* _Raw data_
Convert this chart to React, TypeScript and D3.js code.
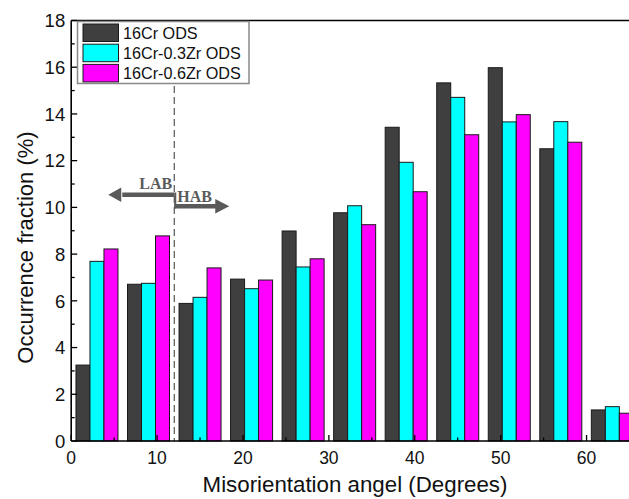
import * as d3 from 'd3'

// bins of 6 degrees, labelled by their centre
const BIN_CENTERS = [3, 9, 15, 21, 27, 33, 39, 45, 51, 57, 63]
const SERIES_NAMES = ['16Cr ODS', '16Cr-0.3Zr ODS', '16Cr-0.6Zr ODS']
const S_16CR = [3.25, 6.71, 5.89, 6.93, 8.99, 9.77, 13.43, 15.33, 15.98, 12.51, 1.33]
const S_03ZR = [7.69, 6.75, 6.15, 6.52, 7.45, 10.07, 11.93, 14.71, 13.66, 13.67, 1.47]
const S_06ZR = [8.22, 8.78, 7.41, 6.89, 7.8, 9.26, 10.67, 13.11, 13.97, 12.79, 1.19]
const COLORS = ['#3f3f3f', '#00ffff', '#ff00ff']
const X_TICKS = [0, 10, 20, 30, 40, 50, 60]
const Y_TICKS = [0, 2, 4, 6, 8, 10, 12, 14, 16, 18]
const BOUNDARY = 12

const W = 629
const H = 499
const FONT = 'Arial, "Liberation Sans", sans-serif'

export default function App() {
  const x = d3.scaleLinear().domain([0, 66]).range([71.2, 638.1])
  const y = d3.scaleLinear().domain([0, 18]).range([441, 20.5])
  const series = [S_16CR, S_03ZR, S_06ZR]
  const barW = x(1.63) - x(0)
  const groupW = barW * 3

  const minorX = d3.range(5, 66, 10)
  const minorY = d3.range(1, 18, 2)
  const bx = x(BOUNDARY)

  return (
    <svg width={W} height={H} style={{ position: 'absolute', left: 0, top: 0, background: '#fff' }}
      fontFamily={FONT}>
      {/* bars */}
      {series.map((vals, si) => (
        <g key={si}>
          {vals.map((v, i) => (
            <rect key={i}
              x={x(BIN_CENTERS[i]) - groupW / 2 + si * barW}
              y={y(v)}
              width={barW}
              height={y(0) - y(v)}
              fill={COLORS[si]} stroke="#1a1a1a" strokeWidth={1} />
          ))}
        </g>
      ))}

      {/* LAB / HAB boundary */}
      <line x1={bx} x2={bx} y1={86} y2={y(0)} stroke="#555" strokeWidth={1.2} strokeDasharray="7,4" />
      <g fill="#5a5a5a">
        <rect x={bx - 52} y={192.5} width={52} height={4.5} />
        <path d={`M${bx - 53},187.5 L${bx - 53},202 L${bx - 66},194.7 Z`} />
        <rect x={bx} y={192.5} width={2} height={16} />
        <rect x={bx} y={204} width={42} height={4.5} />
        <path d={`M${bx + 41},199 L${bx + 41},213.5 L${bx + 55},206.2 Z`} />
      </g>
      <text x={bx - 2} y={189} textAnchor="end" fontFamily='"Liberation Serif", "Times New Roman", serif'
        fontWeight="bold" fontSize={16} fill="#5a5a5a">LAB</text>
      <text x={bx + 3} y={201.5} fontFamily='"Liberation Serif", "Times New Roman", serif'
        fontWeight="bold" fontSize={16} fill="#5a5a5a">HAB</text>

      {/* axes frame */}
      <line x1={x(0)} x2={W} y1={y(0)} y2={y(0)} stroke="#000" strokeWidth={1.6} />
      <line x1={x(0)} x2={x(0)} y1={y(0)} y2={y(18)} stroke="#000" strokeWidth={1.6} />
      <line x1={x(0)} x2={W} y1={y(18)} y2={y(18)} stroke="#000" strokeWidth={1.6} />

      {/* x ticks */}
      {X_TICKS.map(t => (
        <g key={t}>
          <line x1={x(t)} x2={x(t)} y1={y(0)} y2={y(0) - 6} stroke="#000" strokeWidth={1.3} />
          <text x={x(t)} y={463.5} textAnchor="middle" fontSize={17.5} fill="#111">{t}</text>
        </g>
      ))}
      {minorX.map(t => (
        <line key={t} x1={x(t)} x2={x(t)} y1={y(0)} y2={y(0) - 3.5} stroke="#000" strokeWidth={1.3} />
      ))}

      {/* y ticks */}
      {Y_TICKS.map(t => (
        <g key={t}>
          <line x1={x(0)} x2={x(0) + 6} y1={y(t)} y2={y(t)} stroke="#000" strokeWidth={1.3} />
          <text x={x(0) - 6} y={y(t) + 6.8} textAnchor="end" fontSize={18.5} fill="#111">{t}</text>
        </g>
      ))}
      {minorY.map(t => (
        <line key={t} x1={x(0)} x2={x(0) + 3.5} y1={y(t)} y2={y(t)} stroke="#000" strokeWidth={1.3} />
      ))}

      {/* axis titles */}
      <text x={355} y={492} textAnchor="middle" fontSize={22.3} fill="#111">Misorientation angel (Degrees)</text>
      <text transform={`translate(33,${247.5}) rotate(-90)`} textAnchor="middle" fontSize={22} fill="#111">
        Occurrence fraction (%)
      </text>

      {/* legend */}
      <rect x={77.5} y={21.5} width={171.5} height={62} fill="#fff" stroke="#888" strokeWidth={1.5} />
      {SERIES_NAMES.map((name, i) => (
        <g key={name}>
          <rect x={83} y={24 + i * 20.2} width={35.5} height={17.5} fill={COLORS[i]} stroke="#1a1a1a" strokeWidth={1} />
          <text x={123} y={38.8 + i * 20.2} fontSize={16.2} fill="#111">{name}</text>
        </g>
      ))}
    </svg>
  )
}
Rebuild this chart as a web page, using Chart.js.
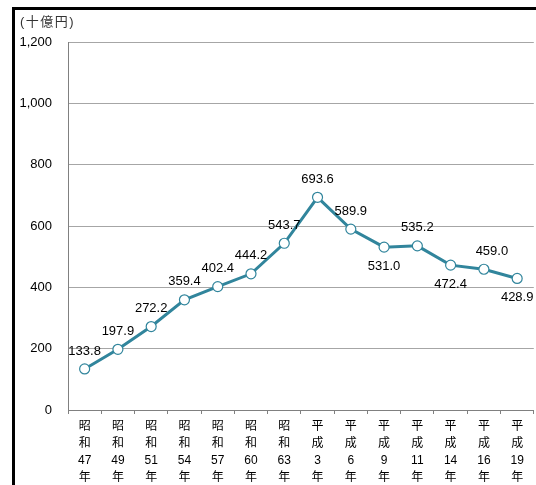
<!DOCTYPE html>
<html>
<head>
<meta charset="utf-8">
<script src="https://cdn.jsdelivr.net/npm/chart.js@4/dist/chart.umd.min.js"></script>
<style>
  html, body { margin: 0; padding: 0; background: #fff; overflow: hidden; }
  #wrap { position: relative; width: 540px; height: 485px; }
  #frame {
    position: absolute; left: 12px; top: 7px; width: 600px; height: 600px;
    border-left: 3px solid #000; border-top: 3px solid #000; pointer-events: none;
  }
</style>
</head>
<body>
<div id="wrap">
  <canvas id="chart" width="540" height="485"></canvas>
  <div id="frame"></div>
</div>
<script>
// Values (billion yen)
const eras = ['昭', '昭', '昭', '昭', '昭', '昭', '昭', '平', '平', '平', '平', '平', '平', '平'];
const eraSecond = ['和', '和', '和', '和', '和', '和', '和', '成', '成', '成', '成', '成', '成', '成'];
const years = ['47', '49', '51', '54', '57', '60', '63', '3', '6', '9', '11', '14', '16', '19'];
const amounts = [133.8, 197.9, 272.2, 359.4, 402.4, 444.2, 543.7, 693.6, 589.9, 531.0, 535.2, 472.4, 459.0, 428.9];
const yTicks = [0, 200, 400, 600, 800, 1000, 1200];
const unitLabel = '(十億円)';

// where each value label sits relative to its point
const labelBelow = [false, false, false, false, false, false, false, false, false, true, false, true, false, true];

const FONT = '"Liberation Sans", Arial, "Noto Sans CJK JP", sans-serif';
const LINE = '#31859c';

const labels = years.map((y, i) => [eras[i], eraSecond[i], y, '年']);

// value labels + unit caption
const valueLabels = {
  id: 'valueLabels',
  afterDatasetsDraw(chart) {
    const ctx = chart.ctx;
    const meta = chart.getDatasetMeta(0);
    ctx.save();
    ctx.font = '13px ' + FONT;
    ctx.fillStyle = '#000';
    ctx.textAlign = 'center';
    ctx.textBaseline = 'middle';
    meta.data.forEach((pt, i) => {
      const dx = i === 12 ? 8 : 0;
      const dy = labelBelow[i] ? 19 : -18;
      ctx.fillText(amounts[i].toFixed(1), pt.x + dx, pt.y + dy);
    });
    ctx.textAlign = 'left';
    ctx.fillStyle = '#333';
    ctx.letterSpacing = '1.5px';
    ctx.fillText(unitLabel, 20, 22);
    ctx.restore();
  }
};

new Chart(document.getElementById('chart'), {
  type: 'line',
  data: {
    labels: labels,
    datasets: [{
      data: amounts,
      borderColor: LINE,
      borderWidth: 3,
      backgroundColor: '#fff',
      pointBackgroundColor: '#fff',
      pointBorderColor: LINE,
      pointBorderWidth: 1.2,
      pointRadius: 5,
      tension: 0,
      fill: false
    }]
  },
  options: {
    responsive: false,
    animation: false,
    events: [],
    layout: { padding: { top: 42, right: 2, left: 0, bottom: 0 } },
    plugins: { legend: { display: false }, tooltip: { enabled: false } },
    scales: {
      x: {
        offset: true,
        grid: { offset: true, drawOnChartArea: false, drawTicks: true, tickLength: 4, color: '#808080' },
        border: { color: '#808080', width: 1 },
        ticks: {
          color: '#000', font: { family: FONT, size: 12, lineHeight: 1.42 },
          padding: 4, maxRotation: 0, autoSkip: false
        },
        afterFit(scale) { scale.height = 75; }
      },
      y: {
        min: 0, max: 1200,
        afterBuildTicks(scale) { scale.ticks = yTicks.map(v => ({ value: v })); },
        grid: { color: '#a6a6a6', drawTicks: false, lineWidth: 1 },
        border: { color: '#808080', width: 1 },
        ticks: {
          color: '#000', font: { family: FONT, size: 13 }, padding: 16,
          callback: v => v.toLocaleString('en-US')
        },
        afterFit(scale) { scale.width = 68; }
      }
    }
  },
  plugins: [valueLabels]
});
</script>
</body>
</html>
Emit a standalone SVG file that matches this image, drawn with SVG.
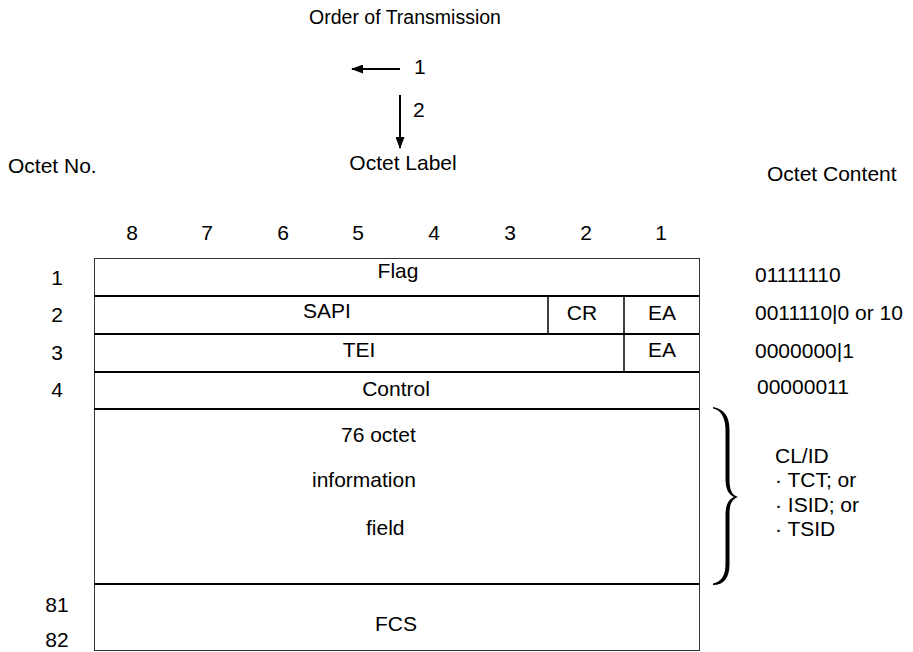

* _Request_
Give back the exact lines above, running from the one that has "Rebuild this chart" through the one that has "const LINE = '#31859c';", with nothing added and no pictures.

* _Written response_
Rebuild this chart as a web page, using Chart.js.
<!DOCTYPE html>
<html>
<head>
<meta charset="utf-8">
<script src="https://cdn.jsdelivr.net/npm/chart.js@4/dist/chart.umd.min.js"></script>
<style>
  html, body { margin: 0; padding: 0; background: #fff; overflow: hidden; }
  #wrap { position: relative; width: 540px; height: 485px; }
  #frame {
    position: absolute; left: 12px; top: 7px; width: 600px; height: 600px;
    border-left: 3px solid #000; border-top: 3px solid #000; pointer-events: none;
  }
</style>
</head>
<body>
<div id="wrap">
  <canvas id="chart" width="540" height="485"></canvas>
  <div id="frame"></div>
</div>
<script>
// Values (billion yen)
const eras = ['昭', '昭', '昭', '昭', '昭', '昭', '昭', '平', '平', '平', '平', '平', '平', '平'];
const eraSecond = ['和', '和', '和', '和', '和', '和', '和', '成', '成', '成', '成', '成', '成', '成'];
const years = ['47', '49', '51', '54', '57', '60', '63', '3', '6', '9', '11', '14', '16', '19'];
const amounts = [133.8, 197.9, 272.2, 359.4, 402.4, 444.2, 543.7, 693.6, 589.9, 531.0, 535.2, 472.4, 459.0, 428.9];
const yTicks = [0, 200, 400, 600, 800, 1000, 1200];
const unitLabel = '(十億円)';

// where each value label sits relative to its point
const labelBelow = [false, false, false, false, false, false, false, false, false, true, false, true, false, true];

const FONT = '"Liberation Sans", Arial, "Noto Sans CJK JP", sans-serif';
const LINE = '#31859c';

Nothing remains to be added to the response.